Prosecutors instead filed a motion asking Doumar to drop his request.

"Such intrusive discovery is unnecessary in this case," wrote Assistant U.S. Attorney Lawrence R. Leonard and the solicitor general's office. "None of the materials listed in the court's July 31 order is within the scope of a proper inquiry into Hamdi's legal status."

Stephen Dycus, a national security law expert at the University of Vermont, said he could not think of any other time the government ignored a court's order. "I don't think the Justice Department has the power to simply defy the court," he said. " . . . I don't remember anything in the 4th Circuit's order that would limit the District Court's ability to look into the national security necessity for keeping this guy."

Hamdi was captured in Afghanistan in November and sent to Guantanamo Bay, Cuba, but when investigators learned that he was born in Louisiana, he was transferred to Norfolk. The federal public defender for Eastern Virginia, Frank W. Dunham Jr., began efforts to meet with Hamdi in case the government decided to charge him.

However, the government had labeled Hamdi an enemy combatant and said he is not entitled to counsel. Dunham and Hamdi's father, Esam Fouad Hamdi, filed a motion with Doumar seeking access to the detainee.

Doumar granted the request, and the government appealed to the 4th Circuit in Richmond. A three-judge panel's ruling July 12 sent the case back to Doumar, saying he needed to have more facts and hear more arguments.

The opinion, written by Chief Judge J. Harvie Wilkinson III, advised Doumar that "the political branches are best positioned to comprehend this global war in its full context and it is the President who has been charged to use force against those nations, organizations, or persons he determines were responsible for the September 11 terrorist attacks."

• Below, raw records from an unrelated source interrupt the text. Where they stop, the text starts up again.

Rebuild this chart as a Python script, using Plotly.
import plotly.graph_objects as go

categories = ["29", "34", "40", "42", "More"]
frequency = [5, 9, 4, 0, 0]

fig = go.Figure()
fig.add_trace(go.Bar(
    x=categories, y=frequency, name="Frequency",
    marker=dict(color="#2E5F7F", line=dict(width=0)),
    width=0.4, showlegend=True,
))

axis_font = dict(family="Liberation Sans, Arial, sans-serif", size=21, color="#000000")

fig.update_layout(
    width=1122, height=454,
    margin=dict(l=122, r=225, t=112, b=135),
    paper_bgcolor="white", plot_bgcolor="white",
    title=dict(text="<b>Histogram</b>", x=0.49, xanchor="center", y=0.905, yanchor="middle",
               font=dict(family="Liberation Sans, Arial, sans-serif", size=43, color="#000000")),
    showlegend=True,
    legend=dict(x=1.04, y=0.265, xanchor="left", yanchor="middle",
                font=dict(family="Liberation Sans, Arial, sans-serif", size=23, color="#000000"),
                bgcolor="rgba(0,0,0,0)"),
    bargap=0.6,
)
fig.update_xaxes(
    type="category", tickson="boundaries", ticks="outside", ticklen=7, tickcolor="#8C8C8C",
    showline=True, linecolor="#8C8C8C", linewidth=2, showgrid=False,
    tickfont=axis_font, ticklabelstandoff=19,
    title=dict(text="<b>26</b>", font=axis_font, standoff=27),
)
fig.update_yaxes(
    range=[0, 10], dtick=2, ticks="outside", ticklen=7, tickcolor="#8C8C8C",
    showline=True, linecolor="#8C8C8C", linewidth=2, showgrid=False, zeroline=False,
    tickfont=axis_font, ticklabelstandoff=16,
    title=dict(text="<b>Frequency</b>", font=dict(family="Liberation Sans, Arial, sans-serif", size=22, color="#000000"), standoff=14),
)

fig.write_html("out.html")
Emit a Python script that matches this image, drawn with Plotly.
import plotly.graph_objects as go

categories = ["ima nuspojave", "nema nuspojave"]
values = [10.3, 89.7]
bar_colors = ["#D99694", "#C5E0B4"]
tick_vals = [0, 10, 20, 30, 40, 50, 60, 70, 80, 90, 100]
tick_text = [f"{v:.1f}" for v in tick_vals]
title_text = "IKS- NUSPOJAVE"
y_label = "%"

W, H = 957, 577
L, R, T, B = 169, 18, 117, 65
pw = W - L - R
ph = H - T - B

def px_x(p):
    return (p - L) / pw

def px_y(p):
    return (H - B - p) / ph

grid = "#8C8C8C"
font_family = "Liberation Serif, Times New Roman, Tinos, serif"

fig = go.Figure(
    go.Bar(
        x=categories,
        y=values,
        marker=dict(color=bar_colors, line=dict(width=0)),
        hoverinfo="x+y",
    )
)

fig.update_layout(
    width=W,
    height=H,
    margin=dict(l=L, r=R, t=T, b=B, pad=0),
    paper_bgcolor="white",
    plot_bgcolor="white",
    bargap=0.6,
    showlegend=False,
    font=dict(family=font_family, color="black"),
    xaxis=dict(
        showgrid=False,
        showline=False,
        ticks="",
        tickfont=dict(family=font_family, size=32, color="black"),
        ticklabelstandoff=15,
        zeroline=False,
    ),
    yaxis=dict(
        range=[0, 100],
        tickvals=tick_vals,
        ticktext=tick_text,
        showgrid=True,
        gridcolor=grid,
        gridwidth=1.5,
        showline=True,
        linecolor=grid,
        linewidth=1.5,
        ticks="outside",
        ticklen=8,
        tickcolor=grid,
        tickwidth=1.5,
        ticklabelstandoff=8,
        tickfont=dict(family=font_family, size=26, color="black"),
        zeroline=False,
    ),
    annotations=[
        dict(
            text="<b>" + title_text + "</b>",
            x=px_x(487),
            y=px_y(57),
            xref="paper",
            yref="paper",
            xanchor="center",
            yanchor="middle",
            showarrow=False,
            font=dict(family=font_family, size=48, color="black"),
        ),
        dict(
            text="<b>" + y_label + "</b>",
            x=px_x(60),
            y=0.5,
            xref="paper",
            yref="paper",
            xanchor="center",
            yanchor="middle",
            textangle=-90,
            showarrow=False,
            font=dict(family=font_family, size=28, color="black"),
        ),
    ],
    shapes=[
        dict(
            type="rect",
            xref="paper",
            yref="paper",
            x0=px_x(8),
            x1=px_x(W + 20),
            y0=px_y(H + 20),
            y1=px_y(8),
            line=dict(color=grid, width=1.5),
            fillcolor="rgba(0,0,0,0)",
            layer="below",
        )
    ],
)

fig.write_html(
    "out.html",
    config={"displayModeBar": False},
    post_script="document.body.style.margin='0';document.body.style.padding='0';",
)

But Wilkinson also wrote that some judicial review is necessary, otherwise "any American citizen alleged to be an enemy combatant could be detained indefinitely without charges or counsel."

A week later, Doumar asked the government to explain why it was holding Hamdi, and on July 25, prosecutors submitted a two-page declaration by Michael H. Mobbs, a Defense Department special adviser on enemy combatants.

Mobbs wrote that Hamdi traveled to Afghanistan in July or August of last year, joined a Taliban military unit, received weapons training and remained with his unit after the Sept. 11 attacks.

Prosecutors believe that Mobbs's declaration should be sufficient for Doumar's needs. "Under the fundamental separation of powers principles recognized by the 4th Circuit . . . in justifying the detention of captured enemy combatants in wartime, the military should not need to supply a court with the raw notes from interviews with a captured enemy combatant . . . or the other types of information listed in the court's order," Leonard wrote.

A Justice Department spokesman declined to comment. Dunham said "the government's doing everything it can to avoid reaching the merits of the case."

Dycus suggested that prosecutors, mindful that the case is being closely watched by lawyers and civil libertarians, "must have in mind setting some precedent that would be helpful to them in certain other cases."